Republican donor Dan Eberhart characterized Trump's potential move as a "bridge too far." "Weaponing a national emergency to achieve a policy objective is usually something that happens in banana republics, not George Washington's republic," he told TIME.

This matter is one of the few on which Eberhart is united with Democrats. His comments about the detrimental effects of executive power bore similarity to those of House Democratic Majority Leader Steny Hoyer earlier this week.

"I think it is analogous to the governments you see all over the world declaring martial law, justifying whatever they want to do to whomever they want to, whenever they want to," Hoyer said this past Tuesday when asked about the concept. "We don't think that's the American way. We don't think that's the constitutional way."

A major concern for Republicans in Congress is the precedent this would set for future budget standoffs. If Trump prevails with this approach, they note, there would be little to stop a future president from using similar the same maneuver to go around Congress on issues like climate change or gun control.

Even Republicans who are supportive of using these powers acknowledge that a Congressional negotiation is preferable, and that invoking them would inevitably lead to a protracted court fight. "I think everyone would rather a deal [with Congress]," said Brian Ballard, a Republican lobbyist and vice chairman on the Republican National Committee's finance team. "But I don't think a deal is possible."

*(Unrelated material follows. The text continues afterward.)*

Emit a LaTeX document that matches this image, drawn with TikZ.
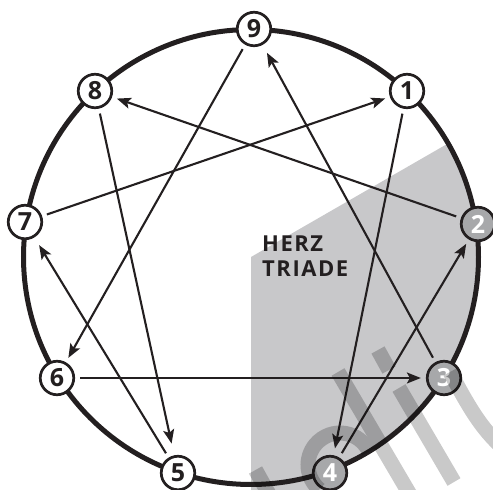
\documentclass[tikz,border=0pt]{standalone}
\usepackage{fontspec}
\setmainfont{Open Sans}
\newfontfamily\labelfont[LetterSpace=7]{Open Sans}
\usetikzlibrary{arrows.meta}
\definecolor{ink}{HTML}{231F20}
\definecolor{triad}{HTML}{C8C8CA}
\definecolor{nodegray}{HTML}{A7A8AA}
\begin{document}
\begin{tikzpicture}[x=1pt,y=1pt,
  num/.style={circle, draw=ink, line width=2.7pt, minimum size=33.5pt, inner sep=0pt,
    fill=white, text=ink, font=\fontsize{25}{25}\selectfont\bfseries},
  hnum/.style={num, fill=nodegray, text=white},
  link/.style={draw=ink, line width=2.1pt,
    -{Stealth[length=14pt,width=11pt,inset=3pt]}, shorten >=5pt, shorten <=5pt},
  wm/.style={line width=15pt, draw=black}]
\useasboundingbox (0,0) rectangle (493,490);
% heart triad area
\begin{scope}
  \clip (251,233) circle (227.5);
  \fill[triad] (251,0) -- (251,233) -- (520,388) -- (520,0) -- cycle;
\end{scope}
\fill[triad] (251,0) rectangle (326,20);
% outer circle
\draw[ink, line width=5pt] (251,233) circle (227.5);
% points
\node[num]  (n9) at (254,461) {9};
\node[num]  (n1) at (407,399) {1};
\node[hnum] (n2) at (478,266) {2};
\node[hnum] (n3) at (444,112) {3};
\node[hnum] (n4) at (330,17)  {4};
\node[num]  (n5) at (178,17)  {5};
\node[num]  (n6) at (57,112)  {6};
\node[num]  (n7) at (25,268)  {7};
\node[num]  (n8) at (95,399)  {8};
% connectors
\draw[link, shorten >=9pt] (n3) -- (n9);
\draw[link] (n9) -- (n6);
\draw[link] (n6) -- (n3);
\draw[link, shorten >=7pt] (n1) -- (n4);
\draw[link] (n4) -- (n2);
\draw[link] (n2) -- (n8);
\draw[link, shorten >=12pt] (n8) -- (n5);
\draw[link, shorten >=9pt] (n5) -- (n7);
\draw[link] (n7) -- (n1);
% label
\node[anchor=base west, align=left, text=ink, inner sep=0pt,
  font=\labelfont\fontsize{22}{25}\selectfont\bfseries] (lbl) at (262,213) {HERZ\\TRIADE};
% watermark
\begin{scope}[transparency group, opacity=0.21]
  \clip (0,0) rectangle (493,490);
  \draw[wm] (255.5,20) -- (270,-6);
  \draw[wm] (338,118) -- (412,-8);
  \draw[wm] (340,25) ++(230:32) arc[start angle=230, end angle=25, radius=32];
  \draw[wm] (378,140) -- (389,120);
  \draw[wm] (399,102) -- (454,8);
  \draw[wm] (450,118) .. controls (468,85) and (480,62) .. (505,40);
\end{scope}
\end{tikzpicture}
\end{document}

This notion of futility has also extended to some lawmakers. South Carolina Sen. Lindsey Graham had been trying to field a compromise between the two parties, only to come up short and determine the stalemate had no end date. Since Thursday, he has beenurging the President to declare a national emergency to fund the border wall.

"Democrats will do everything in their power to defeat Trump in 2020," Graham said in a statement after meeting with President Trump Friday. "Mr. President, declare a national emergency now. Build a wall now."